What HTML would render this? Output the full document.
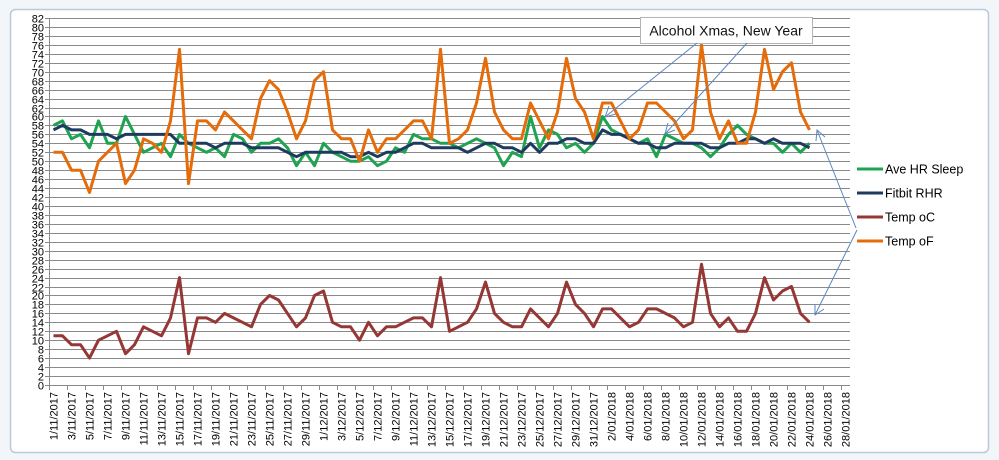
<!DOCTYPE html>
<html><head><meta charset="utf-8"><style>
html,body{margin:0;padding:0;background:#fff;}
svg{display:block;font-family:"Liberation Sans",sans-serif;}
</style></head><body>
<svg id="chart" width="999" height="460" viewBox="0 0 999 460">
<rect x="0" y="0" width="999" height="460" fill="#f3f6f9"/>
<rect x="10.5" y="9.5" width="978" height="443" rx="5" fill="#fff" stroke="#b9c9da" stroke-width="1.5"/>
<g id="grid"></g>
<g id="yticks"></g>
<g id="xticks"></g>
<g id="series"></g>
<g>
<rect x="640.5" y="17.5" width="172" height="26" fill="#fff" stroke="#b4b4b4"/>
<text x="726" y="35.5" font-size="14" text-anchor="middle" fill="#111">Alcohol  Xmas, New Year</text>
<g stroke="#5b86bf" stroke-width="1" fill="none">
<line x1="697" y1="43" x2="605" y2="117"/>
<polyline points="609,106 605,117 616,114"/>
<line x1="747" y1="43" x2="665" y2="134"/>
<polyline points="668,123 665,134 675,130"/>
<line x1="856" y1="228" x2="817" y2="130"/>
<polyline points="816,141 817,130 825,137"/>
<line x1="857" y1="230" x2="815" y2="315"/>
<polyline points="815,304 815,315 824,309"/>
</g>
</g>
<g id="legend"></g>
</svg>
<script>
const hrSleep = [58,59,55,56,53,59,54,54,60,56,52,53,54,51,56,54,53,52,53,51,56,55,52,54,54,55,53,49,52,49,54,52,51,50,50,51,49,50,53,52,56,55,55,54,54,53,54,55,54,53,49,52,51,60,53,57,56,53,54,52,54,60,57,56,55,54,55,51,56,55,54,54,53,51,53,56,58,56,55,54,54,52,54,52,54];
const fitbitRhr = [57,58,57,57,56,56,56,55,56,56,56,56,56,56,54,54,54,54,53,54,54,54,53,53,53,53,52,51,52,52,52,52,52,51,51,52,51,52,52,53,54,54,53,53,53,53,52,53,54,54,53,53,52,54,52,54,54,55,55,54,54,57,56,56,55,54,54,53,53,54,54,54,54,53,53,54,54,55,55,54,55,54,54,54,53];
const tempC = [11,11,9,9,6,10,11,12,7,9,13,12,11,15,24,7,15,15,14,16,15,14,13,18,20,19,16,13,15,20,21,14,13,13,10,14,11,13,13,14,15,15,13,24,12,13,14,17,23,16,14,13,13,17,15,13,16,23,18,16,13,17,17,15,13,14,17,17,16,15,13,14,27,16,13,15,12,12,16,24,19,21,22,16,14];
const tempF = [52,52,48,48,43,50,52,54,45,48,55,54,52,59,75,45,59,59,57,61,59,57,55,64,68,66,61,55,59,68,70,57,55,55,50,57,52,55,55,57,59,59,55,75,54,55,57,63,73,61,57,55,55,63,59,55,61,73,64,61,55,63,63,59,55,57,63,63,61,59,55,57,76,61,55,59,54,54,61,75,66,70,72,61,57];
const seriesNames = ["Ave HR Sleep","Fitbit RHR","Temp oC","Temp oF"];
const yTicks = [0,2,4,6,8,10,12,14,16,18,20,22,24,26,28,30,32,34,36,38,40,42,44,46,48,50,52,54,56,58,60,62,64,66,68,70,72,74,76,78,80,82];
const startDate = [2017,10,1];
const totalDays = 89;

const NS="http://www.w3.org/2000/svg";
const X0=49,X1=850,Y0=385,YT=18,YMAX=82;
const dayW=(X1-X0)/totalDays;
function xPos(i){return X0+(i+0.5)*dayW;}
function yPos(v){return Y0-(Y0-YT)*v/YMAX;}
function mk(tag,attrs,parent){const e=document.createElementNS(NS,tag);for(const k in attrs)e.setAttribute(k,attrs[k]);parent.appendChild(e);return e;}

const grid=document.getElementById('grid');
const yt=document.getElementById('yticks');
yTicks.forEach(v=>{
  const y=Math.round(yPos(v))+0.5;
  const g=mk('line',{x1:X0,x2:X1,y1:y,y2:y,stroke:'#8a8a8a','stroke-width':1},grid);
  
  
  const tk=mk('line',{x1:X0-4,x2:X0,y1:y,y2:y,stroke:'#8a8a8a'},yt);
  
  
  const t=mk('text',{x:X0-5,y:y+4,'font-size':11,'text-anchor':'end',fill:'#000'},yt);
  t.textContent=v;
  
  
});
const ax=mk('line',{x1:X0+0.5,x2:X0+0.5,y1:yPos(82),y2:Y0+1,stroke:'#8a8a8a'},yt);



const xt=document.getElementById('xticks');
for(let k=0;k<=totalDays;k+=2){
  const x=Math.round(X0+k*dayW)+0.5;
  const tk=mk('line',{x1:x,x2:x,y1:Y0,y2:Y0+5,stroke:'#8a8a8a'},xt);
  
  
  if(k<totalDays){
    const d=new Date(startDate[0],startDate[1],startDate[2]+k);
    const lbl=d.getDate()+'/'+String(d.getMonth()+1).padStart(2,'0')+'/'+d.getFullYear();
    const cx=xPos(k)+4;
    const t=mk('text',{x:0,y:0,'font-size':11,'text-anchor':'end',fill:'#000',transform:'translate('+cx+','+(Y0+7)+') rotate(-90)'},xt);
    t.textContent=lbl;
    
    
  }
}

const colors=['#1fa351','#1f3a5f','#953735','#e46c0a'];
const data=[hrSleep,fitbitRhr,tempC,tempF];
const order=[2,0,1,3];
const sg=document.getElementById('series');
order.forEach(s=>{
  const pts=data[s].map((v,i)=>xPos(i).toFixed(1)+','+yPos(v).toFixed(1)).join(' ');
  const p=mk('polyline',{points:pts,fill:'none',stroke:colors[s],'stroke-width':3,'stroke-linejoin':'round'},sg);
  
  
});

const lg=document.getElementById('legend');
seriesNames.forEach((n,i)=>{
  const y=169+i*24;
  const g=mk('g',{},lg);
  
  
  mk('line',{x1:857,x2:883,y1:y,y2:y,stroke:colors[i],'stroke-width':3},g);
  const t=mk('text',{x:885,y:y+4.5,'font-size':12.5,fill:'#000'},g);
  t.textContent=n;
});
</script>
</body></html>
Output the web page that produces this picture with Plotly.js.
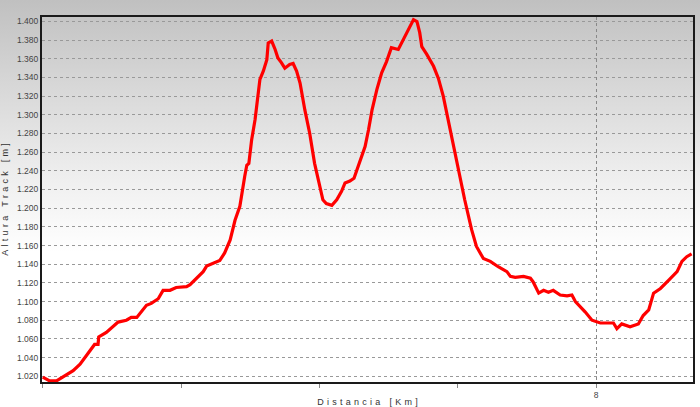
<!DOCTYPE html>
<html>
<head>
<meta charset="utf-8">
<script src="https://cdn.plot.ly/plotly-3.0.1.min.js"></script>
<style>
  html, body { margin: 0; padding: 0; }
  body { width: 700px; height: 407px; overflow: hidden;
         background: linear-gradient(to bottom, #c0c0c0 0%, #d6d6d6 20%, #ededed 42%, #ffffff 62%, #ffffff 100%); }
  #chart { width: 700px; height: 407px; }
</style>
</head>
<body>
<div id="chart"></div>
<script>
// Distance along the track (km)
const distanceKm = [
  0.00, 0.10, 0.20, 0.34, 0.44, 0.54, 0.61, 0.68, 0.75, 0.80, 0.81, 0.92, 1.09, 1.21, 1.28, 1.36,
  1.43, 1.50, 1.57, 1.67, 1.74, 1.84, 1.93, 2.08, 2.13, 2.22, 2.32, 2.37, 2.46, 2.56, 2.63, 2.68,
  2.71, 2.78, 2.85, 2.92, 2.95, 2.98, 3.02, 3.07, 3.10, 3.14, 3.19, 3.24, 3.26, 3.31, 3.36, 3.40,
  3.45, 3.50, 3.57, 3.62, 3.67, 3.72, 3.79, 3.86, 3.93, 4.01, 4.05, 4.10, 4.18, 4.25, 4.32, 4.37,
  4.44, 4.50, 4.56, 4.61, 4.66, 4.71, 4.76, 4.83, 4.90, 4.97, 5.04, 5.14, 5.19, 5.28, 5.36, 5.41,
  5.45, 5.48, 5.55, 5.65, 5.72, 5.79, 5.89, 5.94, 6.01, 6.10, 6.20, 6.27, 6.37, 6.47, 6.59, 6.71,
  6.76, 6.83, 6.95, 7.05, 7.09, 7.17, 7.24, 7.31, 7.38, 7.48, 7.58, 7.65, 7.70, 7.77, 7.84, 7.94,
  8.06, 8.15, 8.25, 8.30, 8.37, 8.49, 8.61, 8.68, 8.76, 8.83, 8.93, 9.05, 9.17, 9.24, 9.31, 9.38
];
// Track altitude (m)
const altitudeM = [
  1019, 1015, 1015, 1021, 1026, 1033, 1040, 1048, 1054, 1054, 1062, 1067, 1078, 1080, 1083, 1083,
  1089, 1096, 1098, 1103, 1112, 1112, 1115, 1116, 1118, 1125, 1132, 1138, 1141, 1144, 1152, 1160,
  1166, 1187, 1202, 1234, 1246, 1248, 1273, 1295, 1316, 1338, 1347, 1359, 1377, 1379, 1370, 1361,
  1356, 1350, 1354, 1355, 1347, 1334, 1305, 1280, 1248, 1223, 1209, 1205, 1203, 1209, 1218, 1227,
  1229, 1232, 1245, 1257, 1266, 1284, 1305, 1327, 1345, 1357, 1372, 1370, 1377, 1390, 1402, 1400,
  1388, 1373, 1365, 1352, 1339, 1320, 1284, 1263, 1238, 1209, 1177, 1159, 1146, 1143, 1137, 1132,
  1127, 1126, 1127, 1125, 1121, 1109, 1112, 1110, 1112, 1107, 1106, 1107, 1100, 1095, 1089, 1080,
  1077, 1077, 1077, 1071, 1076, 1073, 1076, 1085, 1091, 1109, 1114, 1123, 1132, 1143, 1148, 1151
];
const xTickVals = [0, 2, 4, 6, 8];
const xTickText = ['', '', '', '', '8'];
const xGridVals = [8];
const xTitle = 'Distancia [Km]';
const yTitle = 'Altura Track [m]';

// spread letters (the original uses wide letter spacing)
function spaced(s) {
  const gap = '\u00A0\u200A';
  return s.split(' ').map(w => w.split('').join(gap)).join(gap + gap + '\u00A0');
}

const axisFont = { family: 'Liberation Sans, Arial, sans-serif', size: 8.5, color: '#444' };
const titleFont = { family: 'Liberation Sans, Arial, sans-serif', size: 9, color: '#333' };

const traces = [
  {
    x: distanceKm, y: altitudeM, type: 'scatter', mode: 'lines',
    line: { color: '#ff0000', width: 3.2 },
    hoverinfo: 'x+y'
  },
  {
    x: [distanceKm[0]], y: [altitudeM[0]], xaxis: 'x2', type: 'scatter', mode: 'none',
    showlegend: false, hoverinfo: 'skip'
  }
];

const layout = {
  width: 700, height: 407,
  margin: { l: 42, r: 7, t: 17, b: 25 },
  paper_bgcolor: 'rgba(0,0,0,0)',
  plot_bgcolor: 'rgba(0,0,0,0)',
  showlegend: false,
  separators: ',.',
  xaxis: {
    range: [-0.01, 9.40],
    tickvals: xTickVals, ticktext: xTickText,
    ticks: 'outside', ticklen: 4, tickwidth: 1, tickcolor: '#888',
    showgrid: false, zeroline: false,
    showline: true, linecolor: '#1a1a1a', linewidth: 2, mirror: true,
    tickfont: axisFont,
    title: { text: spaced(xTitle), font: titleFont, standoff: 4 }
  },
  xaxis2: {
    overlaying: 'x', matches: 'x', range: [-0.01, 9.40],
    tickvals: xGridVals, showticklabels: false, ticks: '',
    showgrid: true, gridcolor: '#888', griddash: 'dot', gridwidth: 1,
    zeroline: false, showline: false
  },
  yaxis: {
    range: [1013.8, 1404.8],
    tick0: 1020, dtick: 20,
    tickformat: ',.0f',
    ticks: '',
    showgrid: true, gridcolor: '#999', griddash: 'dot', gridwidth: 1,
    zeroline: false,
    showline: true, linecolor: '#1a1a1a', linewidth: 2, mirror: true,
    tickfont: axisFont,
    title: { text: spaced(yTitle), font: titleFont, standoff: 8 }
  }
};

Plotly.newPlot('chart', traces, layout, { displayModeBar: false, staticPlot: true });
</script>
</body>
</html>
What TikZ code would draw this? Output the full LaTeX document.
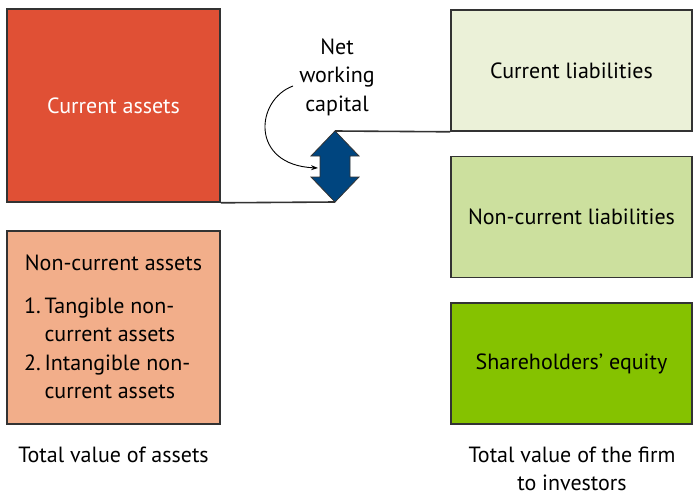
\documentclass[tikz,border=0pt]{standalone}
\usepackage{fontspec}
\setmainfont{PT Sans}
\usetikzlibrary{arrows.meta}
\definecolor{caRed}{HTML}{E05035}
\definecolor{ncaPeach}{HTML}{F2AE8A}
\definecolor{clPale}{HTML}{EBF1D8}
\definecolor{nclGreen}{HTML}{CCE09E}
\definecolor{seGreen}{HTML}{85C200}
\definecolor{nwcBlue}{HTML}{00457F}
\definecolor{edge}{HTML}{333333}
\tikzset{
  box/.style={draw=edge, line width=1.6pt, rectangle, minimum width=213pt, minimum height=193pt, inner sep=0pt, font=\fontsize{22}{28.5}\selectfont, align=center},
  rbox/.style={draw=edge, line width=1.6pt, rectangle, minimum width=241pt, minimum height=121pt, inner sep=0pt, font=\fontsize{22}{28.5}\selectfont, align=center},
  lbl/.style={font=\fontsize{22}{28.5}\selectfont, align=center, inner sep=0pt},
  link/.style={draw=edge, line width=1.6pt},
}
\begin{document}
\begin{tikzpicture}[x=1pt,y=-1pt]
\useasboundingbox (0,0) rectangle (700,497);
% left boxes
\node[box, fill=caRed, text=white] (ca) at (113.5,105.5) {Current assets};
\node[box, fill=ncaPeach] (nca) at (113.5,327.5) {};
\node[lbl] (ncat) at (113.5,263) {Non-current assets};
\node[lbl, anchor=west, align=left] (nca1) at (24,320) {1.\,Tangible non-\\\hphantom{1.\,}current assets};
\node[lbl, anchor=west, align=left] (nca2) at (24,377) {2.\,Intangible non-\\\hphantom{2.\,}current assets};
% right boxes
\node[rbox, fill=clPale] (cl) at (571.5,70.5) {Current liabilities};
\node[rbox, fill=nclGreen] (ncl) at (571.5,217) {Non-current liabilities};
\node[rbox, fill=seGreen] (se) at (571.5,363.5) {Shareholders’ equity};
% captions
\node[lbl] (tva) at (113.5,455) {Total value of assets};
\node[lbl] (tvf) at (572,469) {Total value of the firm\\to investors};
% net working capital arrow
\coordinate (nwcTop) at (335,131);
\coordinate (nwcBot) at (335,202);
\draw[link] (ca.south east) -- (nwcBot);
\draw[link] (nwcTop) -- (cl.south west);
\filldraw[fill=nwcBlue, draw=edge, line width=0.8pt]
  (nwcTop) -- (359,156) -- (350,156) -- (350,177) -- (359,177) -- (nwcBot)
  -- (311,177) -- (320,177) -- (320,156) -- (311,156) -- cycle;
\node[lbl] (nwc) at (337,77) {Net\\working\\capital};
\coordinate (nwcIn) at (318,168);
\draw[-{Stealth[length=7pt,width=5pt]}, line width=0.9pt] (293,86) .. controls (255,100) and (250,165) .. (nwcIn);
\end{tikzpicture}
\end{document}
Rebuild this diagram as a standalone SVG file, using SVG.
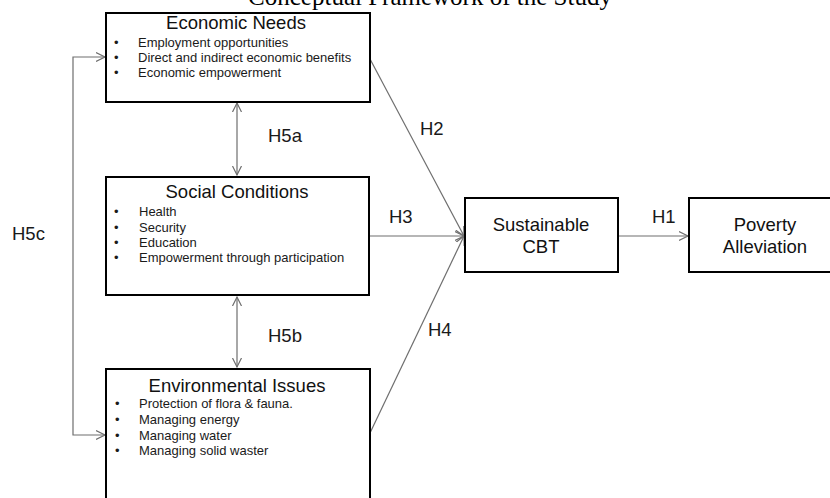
★ ★ ★ ★
● **GOAL**: Find how many lines in the material hold the word "Output" and state that number alone.

● **ANSWER FOR THE TASK**: 3